The fast-food industry spends $5 billion on advertising and is disproportionately targeting children in general and Black and Latino youth in particular, according to the Fast Food FACTS 2021 report published by the Rudd Center for Food Policy and Obesity at the University of Connecticut.
An Advertising Overview: The report, which tracked data and trends during 2019, found the level of annual advertising spending increased by more than $400 million since 2012.
A total of 274 fast-food restaurants advertised in 2019, but six restaurants — McDonald’s Corp MCD, Domino’s, Burger King, Yum! Brands, Inc.'s YUM Taco Bell, Sonic, and Little Caesars — were responsible for 46% of total fast-food ad spending and approximately 55% of fast-food TV ads viewed by children and teens.
All of the top fast-food advertisers devoted 80% or more of their total advertising spending to television noted, and the medium accounted for 98% or more of the Restaurant Brands International’s QSR Burger King and Popeyes, Domino’s Pizza DPZ and Inspire Brands’ Sonic Drive-In.
Targeted Marketing: The report determined that preschoolers, children and teens viewed on average 2.1 to 2.3 fast-food TV ads per day, but less than 10% of the advertisements viewed promoted kids’ meals.
Nearly all restaurants with child-directed TV ads advertised on ViacomCBS Inc.'s VIAC Nickelodeon cable channel, which represented 66% of ads viewed by preschoolers on children’s TV and 56% of ads viewed by children.
AT&T Inc.'s T CartoonNetwork represented 22% of the ads viewed on children’s TV and 29% of the ads viewed by children.
McDonald’s Happy Meals and restaurant were the only products advertised on Walt Disney Co.’s DIS Disney XD. The report noted that Disney is the only media company with clearly defined nutrition standards for products seeking to advertise on its children’s television channel.
The report also determined fast-food advertising is heavily targeting Black and Latino youth. Total advertising spending by fast-food restaurants on Spanish-language TV during 2019 was $318 million, a 33% increase from seven years earlier. In comparison, total TV ad spending only went up by 9% during the same time period.
Black preschoolers, children, and teens viewed approximately 75% more fast-food TV ads than their white peers. The report noted Black youth watched more television than their white counterparts: on average Black preschoolers watched 32% more hours of TV than white preschoolers watched, while Black children watched 61% more and Black teens 58% more.

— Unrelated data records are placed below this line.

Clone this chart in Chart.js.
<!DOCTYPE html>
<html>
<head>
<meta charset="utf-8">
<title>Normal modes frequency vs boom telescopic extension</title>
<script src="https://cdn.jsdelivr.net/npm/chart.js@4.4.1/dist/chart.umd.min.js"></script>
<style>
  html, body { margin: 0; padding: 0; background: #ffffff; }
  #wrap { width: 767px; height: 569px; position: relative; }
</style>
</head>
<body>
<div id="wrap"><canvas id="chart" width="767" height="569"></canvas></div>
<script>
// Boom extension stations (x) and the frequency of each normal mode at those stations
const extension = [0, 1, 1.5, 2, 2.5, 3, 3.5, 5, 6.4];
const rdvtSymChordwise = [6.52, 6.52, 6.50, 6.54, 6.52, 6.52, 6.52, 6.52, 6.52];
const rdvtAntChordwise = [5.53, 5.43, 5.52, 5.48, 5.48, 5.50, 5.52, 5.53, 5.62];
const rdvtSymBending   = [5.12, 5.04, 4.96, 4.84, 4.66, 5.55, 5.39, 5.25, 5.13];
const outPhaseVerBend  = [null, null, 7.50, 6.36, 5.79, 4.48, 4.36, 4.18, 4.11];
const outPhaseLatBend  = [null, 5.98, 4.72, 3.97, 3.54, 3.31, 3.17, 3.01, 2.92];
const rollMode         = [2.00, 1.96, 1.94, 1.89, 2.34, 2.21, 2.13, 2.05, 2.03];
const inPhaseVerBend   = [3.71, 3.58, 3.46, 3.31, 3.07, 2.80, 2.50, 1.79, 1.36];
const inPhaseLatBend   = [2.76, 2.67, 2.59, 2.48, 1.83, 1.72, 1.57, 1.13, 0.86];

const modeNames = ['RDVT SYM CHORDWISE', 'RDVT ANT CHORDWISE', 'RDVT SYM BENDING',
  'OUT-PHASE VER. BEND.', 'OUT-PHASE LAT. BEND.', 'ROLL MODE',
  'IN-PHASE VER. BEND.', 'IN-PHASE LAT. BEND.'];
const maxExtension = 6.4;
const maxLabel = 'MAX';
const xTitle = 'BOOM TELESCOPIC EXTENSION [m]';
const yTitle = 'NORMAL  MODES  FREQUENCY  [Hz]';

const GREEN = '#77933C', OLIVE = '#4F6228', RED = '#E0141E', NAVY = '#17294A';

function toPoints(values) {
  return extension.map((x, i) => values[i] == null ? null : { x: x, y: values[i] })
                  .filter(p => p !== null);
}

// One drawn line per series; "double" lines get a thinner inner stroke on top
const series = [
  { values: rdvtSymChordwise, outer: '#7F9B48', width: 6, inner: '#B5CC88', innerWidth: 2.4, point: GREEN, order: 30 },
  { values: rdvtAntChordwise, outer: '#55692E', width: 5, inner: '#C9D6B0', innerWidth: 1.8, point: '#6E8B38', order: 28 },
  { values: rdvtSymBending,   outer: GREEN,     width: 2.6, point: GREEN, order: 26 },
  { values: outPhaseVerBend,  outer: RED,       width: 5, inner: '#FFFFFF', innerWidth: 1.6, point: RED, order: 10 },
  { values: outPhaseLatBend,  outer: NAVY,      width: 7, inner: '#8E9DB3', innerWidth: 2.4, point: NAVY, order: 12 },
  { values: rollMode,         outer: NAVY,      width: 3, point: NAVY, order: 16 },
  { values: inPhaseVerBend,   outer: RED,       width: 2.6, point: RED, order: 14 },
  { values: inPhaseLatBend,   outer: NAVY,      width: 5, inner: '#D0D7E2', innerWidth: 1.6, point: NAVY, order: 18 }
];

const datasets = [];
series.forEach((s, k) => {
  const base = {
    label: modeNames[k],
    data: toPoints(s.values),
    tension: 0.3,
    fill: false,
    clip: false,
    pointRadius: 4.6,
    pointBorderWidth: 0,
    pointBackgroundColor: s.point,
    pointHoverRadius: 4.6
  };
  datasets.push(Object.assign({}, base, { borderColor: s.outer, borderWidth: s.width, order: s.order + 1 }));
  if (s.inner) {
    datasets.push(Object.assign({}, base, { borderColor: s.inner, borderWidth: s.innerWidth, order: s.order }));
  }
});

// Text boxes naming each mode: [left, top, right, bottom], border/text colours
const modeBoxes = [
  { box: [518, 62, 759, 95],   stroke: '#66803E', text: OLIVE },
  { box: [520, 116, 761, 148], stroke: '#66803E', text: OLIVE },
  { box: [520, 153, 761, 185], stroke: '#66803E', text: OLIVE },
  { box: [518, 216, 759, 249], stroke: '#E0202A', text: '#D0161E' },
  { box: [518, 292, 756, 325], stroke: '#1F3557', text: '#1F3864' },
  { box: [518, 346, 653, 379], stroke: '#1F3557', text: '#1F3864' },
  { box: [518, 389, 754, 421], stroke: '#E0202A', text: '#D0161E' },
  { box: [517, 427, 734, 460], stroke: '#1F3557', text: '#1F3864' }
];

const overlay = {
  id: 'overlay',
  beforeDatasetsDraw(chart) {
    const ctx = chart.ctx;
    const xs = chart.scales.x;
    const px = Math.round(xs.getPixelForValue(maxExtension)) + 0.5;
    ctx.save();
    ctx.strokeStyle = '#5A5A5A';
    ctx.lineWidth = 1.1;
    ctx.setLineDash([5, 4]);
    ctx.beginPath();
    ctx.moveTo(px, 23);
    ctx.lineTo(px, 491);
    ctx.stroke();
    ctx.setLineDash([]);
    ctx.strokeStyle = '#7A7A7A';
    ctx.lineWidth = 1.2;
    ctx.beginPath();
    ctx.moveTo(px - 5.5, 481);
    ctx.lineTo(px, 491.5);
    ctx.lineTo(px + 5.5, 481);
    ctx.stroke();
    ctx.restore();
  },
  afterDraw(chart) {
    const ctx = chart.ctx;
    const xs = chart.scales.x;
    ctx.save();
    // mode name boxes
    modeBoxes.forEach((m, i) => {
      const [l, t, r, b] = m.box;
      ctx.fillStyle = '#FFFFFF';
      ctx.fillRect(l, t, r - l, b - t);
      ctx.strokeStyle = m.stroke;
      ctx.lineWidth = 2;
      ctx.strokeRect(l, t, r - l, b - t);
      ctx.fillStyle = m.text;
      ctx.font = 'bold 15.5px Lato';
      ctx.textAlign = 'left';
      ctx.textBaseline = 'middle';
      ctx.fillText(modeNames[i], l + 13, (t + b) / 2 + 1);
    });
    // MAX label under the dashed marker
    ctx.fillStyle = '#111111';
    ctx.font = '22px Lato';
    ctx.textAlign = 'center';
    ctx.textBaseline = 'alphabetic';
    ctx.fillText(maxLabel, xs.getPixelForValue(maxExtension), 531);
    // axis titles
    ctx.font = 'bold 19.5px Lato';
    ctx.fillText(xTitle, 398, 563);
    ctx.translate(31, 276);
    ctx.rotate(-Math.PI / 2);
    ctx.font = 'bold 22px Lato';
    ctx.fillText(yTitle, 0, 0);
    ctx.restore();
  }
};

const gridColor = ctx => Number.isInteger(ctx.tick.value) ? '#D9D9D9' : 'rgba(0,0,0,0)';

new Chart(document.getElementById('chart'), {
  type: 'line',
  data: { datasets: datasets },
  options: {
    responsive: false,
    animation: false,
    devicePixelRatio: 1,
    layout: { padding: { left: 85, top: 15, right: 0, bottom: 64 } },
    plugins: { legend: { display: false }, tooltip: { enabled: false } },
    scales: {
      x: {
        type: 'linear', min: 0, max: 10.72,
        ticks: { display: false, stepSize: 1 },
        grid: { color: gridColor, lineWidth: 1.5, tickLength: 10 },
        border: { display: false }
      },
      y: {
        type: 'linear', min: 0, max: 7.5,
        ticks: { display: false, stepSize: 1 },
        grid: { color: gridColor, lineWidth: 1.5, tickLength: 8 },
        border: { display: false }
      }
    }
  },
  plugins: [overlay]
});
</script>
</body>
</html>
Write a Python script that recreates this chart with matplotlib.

In 2019, 22 of the top 27 fast-food restaurants spent a total of $99 million to advertise on Black-targeted TV. This averaged 3% of their national TV ad spending budgets on Black-targeted television programming.
“Now more than ever, parents need support in raising healthy children, and consistent exposure to ads featuring burgers, fries, and pizza sabotages their best efforts,” said Frances Fleming-Milici, Director of Marketing Initiatives at the Rudd Center and a co-author of the study.
“Media companies, policymakers, and advocates can play a vital role in demanding an end to irresponsible advertising.”
Seeking More Minority-Focused Advertising: The new report comes one month after a lawsuit was filed against a fast-food giant that claimed it was intentionally refusing to advertise on Black-owned media outlets.
McDonald’s is being sued for $10 billion by Entertainment Studios Inc. and Weather Group LLC, companies owned by comedian-turned-media executive Byron Allen.
The lawsuit alleged McDonald’s has refused to advertise on Entertainment Studios’ 12 television networks or Weather Group’s The Weather Channel since Allen acquired the companies in 2018, noting McDonald’s has “purchased significant advertising on similarly situated, white-owned networks.”
The lawsuit added McDonald’s spends less than $5 million of its $1.6 billion annual television ad budget on Black-owned media, even though 40% of its sales come from Black consumers.
“Mcdonald's takes billions from African American consumers and gives almost nothing back,” said Allen, who is Black, in a statement. “The biggest trade deficit in America is the trade deficit between White corporate American and Black America, and McDonald’s is guilty of perpetuating this disparity.”
The lawsuit came on the same day McDonald’s pledged it would increase its national advertising spending in media outlets with Black, Latino, Asian American, female and LGBTQ ownership.